What you are asked to do —
Extract, unchanged, each line of the listing below from its first line through the line that contains "const panelLetters = ['a', 'b', 'c'];", inclusive, and nothing else.

Material provided —

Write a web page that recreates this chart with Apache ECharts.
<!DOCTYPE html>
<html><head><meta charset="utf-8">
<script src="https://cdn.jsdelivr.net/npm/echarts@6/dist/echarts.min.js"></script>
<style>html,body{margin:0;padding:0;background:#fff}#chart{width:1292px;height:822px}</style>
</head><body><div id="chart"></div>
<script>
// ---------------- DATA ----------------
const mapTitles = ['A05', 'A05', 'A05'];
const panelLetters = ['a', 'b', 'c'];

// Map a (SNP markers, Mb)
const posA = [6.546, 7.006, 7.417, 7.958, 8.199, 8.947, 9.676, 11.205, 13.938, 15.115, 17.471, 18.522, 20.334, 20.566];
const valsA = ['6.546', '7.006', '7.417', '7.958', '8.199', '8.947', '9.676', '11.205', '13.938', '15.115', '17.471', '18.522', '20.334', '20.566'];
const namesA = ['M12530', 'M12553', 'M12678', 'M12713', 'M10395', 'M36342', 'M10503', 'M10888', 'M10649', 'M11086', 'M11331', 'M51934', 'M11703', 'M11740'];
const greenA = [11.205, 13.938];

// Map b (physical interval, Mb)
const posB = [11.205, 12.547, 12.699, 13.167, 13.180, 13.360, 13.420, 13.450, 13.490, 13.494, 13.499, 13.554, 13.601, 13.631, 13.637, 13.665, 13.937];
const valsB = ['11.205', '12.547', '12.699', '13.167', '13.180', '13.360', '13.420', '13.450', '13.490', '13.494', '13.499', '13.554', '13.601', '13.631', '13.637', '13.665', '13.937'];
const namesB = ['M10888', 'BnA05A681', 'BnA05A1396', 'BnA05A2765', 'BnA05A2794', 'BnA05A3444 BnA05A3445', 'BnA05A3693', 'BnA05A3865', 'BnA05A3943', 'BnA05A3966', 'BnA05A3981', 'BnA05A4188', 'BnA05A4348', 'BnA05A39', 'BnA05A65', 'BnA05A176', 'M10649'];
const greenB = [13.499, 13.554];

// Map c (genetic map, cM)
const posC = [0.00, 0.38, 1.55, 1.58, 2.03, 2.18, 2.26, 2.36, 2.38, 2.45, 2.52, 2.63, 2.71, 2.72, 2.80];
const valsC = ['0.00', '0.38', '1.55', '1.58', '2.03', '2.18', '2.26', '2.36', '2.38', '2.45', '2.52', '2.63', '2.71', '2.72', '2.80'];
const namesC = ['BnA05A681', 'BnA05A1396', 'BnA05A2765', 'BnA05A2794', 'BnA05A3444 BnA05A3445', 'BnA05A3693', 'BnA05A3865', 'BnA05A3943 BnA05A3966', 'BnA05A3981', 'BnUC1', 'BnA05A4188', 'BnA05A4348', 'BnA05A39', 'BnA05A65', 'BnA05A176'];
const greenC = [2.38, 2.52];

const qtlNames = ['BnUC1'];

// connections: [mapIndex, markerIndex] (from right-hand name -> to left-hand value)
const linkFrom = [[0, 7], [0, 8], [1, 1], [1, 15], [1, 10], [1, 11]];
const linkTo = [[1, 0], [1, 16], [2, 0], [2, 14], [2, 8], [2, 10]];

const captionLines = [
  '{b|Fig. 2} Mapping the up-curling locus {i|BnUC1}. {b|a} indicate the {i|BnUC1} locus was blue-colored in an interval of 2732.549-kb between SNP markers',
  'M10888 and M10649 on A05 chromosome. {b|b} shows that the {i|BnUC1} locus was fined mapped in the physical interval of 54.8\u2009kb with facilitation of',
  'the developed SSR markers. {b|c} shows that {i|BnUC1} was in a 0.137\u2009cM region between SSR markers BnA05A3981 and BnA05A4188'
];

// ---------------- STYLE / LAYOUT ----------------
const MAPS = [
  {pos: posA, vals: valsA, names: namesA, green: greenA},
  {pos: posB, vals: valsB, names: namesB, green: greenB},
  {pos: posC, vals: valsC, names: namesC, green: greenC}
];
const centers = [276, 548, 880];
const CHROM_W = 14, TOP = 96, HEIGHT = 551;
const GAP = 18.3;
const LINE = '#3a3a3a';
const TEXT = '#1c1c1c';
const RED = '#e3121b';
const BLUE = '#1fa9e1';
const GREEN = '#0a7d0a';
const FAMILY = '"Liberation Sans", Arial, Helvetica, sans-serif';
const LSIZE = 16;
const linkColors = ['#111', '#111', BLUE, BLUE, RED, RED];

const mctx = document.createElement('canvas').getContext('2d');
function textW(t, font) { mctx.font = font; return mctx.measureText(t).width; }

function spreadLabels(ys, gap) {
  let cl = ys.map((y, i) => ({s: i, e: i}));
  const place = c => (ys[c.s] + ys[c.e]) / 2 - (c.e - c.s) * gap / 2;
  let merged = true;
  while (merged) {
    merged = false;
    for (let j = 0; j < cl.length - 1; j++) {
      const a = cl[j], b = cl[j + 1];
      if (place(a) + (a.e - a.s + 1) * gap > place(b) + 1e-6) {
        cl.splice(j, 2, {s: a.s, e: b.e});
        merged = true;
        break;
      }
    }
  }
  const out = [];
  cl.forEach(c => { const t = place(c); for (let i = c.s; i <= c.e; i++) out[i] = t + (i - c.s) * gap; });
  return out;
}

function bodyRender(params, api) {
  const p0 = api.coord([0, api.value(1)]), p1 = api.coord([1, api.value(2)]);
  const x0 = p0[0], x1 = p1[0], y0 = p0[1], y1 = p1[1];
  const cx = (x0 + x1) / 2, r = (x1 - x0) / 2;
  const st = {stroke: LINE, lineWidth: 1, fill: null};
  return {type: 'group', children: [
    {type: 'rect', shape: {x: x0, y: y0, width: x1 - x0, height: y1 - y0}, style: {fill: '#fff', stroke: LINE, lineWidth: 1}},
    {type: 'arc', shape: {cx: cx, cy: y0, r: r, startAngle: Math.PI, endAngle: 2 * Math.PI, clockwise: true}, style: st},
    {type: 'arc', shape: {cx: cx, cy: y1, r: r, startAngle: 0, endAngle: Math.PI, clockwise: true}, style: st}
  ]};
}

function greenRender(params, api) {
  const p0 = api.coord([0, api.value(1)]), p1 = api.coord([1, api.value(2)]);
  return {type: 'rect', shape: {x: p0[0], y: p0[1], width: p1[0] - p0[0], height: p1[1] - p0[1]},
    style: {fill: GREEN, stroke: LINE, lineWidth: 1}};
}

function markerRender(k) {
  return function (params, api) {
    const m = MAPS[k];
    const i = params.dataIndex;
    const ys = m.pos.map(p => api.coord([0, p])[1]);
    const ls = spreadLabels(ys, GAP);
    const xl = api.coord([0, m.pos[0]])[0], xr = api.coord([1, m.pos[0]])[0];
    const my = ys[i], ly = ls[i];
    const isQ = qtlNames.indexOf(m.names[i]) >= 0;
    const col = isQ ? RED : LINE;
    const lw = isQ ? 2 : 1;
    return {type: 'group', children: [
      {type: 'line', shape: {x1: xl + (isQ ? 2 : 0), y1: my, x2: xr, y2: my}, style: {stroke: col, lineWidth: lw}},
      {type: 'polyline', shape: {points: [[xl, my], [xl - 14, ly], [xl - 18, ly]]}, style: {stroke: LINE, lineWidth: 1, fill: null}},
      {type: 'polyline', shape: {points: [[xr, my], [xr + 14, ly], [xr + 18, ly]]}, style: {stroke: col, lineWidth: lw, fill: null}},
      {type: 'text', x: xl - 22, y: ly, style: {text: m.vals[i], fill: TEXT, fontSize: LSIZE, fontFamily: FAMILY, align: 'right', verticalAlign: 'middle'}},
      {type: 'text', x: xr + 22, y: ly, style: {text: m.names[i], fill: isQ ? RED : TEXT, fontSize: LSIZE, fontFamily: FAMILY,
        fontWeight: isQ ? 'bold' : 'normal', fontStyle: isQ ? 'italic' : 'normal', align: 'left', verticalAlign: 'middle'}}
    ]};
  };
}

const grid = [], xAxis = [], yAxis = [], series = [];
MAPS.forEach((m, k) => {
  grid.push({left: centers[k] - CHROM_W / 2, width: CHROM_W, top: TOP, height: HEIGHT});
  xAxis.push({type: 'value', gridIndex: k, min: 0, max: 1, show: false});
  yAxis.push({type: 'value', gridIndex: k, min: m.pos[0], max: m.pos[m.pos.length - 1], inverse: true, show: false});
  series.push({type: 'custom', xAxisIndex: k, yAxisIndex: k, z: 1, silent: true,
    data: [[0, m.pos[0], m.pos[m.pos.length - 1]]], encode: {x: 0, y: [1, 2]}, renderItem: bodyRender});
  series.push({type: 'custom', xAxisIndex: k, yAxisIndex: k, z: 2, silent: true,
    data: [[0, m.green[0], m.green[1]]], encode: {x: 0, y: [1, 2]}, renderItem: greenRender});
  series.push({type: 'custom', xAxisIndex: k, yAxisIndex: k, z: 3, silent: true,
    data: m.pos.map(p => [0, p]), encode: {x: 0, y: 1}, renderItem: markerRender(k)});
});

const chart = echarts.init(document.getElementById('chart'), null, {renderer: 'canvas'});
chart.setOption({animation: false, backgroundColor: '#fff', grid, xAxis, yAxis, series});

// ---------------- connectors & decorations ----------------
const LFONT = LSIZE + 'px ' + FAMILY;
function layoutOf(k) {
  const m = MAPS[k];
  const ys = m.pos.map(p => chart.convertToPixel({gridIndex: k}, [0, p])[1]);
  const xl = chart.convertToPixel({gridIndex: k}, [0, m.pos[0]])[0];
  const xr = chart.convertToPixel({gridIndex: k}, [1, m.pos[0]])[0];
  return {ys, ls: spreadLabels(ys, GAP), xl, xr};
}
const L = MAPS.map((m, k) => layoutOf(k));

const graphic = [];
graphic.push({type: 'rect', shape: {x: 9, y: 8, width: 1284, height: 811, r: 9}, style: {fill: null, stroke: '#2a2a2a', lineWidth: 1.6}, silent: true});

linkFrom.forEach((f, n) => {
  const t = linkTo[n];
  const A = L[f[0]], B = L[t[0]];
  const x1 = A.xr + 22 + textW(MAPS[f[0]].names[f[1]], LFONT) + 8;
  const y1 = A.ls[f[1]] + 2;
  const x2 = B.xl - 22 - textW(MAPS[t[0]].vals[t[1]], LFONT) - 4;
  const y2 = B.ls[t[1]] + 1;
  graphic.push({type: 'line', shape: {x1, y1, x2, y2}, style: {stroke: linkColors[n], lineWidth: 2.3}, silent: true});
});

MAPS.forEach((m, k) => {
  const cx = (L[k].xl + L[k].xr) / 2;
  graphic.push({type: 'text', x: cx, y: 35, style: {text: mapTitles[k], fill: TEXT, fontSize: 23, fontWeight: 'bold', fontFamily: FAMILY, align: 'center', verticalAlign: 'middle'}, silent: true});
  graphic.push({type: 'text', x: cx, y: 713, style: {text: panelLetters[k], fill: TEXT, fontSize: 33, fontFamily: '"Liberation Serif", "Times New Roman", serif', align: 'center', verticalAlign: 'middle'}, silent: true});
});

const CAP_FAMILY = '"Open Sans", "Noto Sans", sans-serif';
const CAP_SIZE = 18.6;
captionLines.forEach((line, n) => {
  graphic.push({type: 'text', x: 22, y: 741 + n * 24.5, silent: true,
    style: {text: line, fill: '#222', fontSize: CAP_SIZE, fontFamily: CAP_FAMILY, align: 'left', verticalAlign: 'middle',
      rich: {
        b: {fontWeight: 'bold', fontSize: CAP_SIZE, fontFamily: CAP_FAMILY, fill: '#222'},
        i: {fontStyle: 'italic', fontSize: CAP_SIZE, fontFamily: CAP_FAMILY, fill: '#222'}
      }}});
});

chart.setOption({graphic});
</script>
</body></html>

Exercise solution —
Write a web page that recreates this chart with Apache ECharts.
<!DOCTYPE html>
<html><head><meta charset="utf-8">
<script src="https://cdn.jsdelivr.net/npm/echarts@6/dist/echarts.min.js"></script>
<style>html,body{margin:0;padding:0;background:#fff}#chart{width:1292px;height:822px}</style>
</head><body><div id="chart"></div>
<script>
// ---------------- DATA ----------------
const mapTitles = ['A05', 'A05', 'A05'];
const panelLetters = ['a', 'b', 'c'];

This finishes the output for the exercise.